Q: Does the moisture target advice still apply if disposal regulations at the site mandate a specific cake dryness regardless of transport economics?
A: When a regulatory threshold governs the minimum dryness — for example, a landfill gate rule or a provincial solid waste classification threshold — that limit overrides the logistics-based optimisation logic and becomes the non-negotiable floor. In that case, the procurement task shifts: the question is no longer what moisture is commercially optimal, but which equipment configuration, cycle design, and conditioning protocol can reliably meet the regulatory floor under the worst-case feed conditions the site will realistically encounter, not just under the stable conditions of an acceptance run.
Q: Is a membrane filter press always the better choice when the disposal economics justify tighter moisture?
A: Not automatically. A membrane press delivers the additional 3–8% moisture reduction when the sludge responds well to squeeze pressure — typically cohesive cakes with adequate structural integrity — but fine ceramic sludge with very high clay fractions can crack or extrude under membrane pressure, reducing the effective squeeze gain and increasing cloth wear. The decision should be based on squeeze trials with representative sludge before committing to membrane configuration, not on the published moisture improvement range alone.
Q: How should a buyer compare two competing filter press quotations when both claim to meet the same moisture target?

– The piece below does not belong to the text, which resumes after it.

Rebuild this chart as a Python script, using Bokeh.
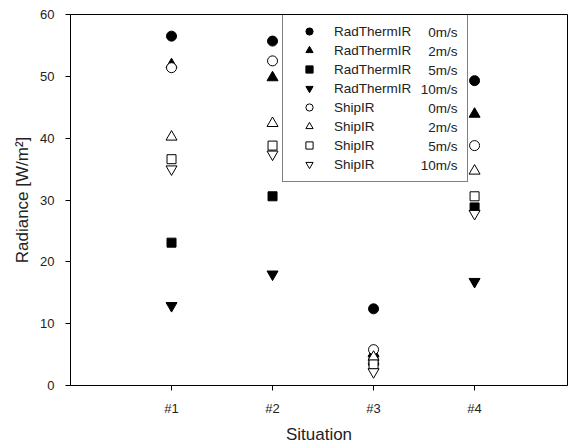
from bokeh.plotting import figure
from bokeh.models import Range1d, FixedTicker, Legend, LegendItem, Label
from bokeh.embed import file_html
from bokeh.resources import INLINE

situations = [1, 2, 3, 4]
tick_labels = {1: "#1", 2: "#2", 3: "#3", 4: "#4"}

rt_0 = [56.5, 55.7, 12.4, 49.3]
rt_2 = [51.9, 49.8, 5.2, 43.9]
rt_5 = [23.1, 30.6, 4.0, 28.8]
rt_10 = [12.9, 18.0, 3.0, 16.8]
ship_0 = [51.4, 52.5, 5.8, 38.8]
ship_2 = [40.2, 42.4, 4.6, 34.7]
ship_5 = [36.6, 38.8, 3.4, 30.6]
ship_10 = [35.0, 37.4, 2.2, 27.8]

series = [
    ("RadThermIR", "0m/s", rt_0, "circle", True, 10),
    ("RadThermIR", "2m/s", rt_2, "triangle", True, 11),
    ("RadThermIR", "5m/s", rt_5, "square", True, 9),
    ("RadThermIR", "10m/s", rt_10, "inverted_triangle", True, 11),
    ("ShipIR", "0m/s", ship_0, "circle", False, 10),
    ("ShipIR", "2m/s", ship_2, "triangle", False, 11),
    ("ShipIR", "5m/s", ship_5, "square", False, 9),
    ("ShipIR", "10m/s", ship_10, "inverted_triangle", False, 11),
]

FONT = "Liberation Sans"

p = figure(frame_width=497, frame_height=371, output_backend="svg", toolbar_location=None,
           x_range=Range1d(0, 4.92), y_range=Range1d(0, 60),
           min_border_left=70, min_border_right=2, min_border_top=14, min_border_bottom=56)
p.xgrid.visible = False
p.ygrid.visible = False
p.outline_line_color = "black"
p.outline_line_width = 1

p.xaxis.ticker = FixedTicker(ticks=situations)
p.xaxis.major_label_overrides = tick_labels
p.yaxis.ticker = FixedTicker(ticks=[0, 10, 20, 30, 40, 50, 60])
for ax in (p.xaxis[0], p.yaxis[0]):
    ax.minor_tick_line_color = None
    ax.major_tick_in = 0
    ax.major_tick_out = 5
    ax.axis_line_color = "black"
    ax.major_tick_line_color = "black"
    ax.major_label_text_font = FONT
    ax.major_label_text_font_size = "13px"
    ax.major_label_text_color = "#222222"
    ax.axis_label_text_font = FONT
    ax.axis_label_text_font_size = "17px"
    ax.axis_label_text_font_style = "normal"
    ax.axis_label_text_color = "#222222"
p.xaxis.axis_label = "Situation"
p.yaxis.axis_label = "Radiance [W/m²]"
p.xaxis.major_label_standoff = 10
p.xaxis.axis_label_standoff = 6
p.yaxis.major_label_standoff = 11
p.yaxis.axis_label_standoff = 5

items = []
for name, speed, vals, marker, filled, size in series:
    r = p.scatter(situations, vals, marker=marker, size=size,
                  fill_color="black" if filled else "white",
                  line_color="black", line_width=1)
    items.append(LegendItem(label=name, renderers=[r]))

legend = Legend(items=items, location=(212, 203), padding=8,
                glyph_width=36, glyph_height=18, label_height=18, label_width=125,
                label_standoff=7, spacing=1,
                label_text_font=FONT, label_text_font_size="13.5px",
                label_text_color="#222222",
                border_line_color="black", border_line_width=1,
                background_fill_alpha=0.0)
p.add_layout(legend, "center")

# speed column of the legend, right aligned
for i, (name, speed, vals, marker, filled, size) in enumerate(series):
    p.add_layout(Label(x=387, y=353 - 19 * i, x_units="screen", y_units="screen",
                       text=speed, text_align="right", text_baseline="middle",
                       text_font=FONT, text_font_size="13.5px", text_color="#222222"))

open("out.html", "w").write(file_html(p, INLINE))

A: Moisture percentage alone is not a sufficient basis for comparison. Request that both suppliers specify the cycle time, operating pressure, cloth type, and polymer dose at which the target is achievable, and ask each to hold those parameters as part of the acceptance criteria. A target met at a 90-minute cycle with heavy polymer dosage is a materially different commercial outcome than the same target met at 45 minutes with half the dose — and only by fixing those variables in both quotations can the total operating cost be compared on an equivalent basis.